# Exercise goal
Print all of the lines exactly. Any picture among them stays out.

# Material provided
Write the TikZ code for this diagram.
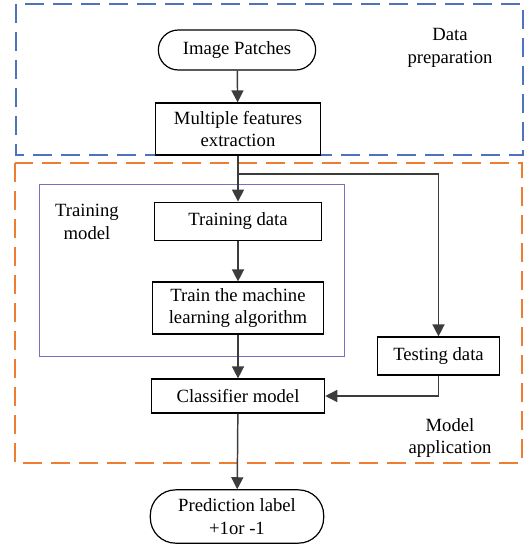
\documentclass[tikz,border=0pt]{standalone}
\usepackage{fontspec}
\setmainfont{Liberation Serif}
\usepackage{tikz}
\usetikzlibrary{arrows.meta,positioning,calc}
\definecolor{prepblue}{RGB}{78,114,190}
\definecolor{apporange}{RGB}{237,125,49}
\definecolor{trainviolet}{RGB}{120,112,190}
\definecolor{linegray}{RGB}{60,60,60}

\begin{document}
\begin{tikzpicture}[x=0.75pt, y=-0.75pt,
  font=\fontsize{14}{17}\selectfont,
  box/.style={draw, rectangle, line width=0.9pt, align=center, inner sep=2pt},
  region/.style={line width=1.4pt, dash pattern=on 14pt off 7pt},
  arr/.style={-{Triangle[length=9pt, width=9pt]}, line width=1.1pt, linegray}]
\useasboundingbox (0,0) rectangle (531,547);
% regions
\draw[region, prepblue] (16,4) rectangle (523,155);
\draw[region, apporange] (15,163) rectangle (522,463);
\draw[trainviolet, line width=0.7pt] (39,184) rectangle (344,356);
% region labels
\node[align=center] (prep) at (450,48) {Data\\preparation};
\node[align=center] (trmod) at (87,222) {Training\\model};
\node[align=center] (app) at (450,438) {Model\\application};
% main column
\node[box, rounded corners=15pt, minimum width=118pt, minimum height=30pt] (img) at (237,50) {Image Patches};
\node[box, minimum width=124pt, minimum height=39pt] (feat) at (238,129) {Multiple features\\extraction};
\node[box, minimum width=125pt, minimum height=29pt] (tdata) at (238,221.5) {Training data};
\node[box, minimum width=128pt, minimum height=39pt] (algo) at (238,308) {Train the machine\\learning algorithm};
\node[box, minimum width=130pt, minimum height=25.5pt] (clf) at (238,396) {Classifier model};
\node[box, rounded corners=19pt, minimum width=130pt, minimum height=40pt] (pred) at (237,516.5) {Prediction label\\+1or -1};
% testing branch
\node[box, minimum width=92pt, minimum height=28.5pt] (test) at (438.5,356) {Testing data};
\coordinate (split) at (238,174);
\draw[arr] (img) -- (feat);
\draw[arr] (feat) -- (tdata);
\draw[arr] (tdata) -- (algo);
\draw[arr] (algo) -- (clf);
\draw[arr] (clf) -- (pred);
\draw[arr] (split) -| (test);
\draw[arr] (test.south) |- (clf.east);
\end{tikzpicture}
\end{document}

# Solution
Write the TikZ code for this diagram.
\documentclass[tikz,border=0pt]{standalone}
\usepackage{fontspec}
\setmainfont{Liberation Serif}
\usepackage{tikz}
\usetikzlibrary{arrows.meta,positioning,calc}
\definecolor{prepblue}{RGB}{78,114,190}
\definecolor{apporange}{RGB}{237,125,49}
\definecolor{trainviolet}{RGB}{120,112,190}
\definecolor{linegray}{RGB}{60,60,60}

\begin{document}
\begin{tikzpicture}[x=0.75pt, y=-0.75pt,
  font=\fontsize{14}{17}\selectfont,
  box/.style={draw, rectangle, line width=0.9pt, align=center, inner sep=2pt},
  region/.style={line width=1.4pt, dash pattern=on 14pt off 7pt},
  arr/.style={-{Triangle[length=9pt, width=9pt]}, line width=1.1pt, linegray}]
\useasboundingbox (0,0) rectangle (531,547);
% regions
\draw[region, prepblue] (16,4) rectangle (523,155);
\draw[region, apporange] (15,163) rectangle (522,463);
\draw[trainviolet, line width=0.7pt] (39,184) rectangle (344,356);
% region labels
\node[align=center] (prep) at (450,48) {Data\\preparation};
\node[align=center] (trmod) at (87,222) {Training\\model};
\node[align=center] (app) at (450,438) {Model\\application};
% main column
\node[box, rounded corners=15pt, minimum width=118pt, minimum height=30pt] (img) at (237,50) {Image Patches};
\node[box, minimum width=124pt, minimum height=39pt] (feat) at (238,129) {Multiple features\\extraction};
\node[box, minimum width=125pt, minimum height=29pt] (tdata) at (238,221.5) {Training data};
\node[box, minimum width=128pt, minimum height=39pt] (algo) at (238,308) {Train the machine\\learning algorithm};
\node[box, minimum width=130pt, minimum height=25.5pt] (clf) at (238,396) {Classifier model};
\node[box, rounded corners=19pt, minimum width=130pt, minimum height=40pt] (pred) at (237,516.5) {Prediction label\\+1or -1};
% testing branch
\node[box, minimum width=92pt, minimum height=28.5pt] (test) at (438.5,356) {Testing data};
\coordinate (split) at (238,174);
\draw[arr] (img) -- (feat);
\draw[arr] (feat) -- (tdata);
\draw[arr] (tdata) -- (algo);
\draw[arr] (algo) -- (clf);
\draw[arr] (clf) -- (pred);
\draw[arr] (split) -| (test);
\draw[arr] (test.south) |- (clf.east);
\end{tikzpicture}
\end{document}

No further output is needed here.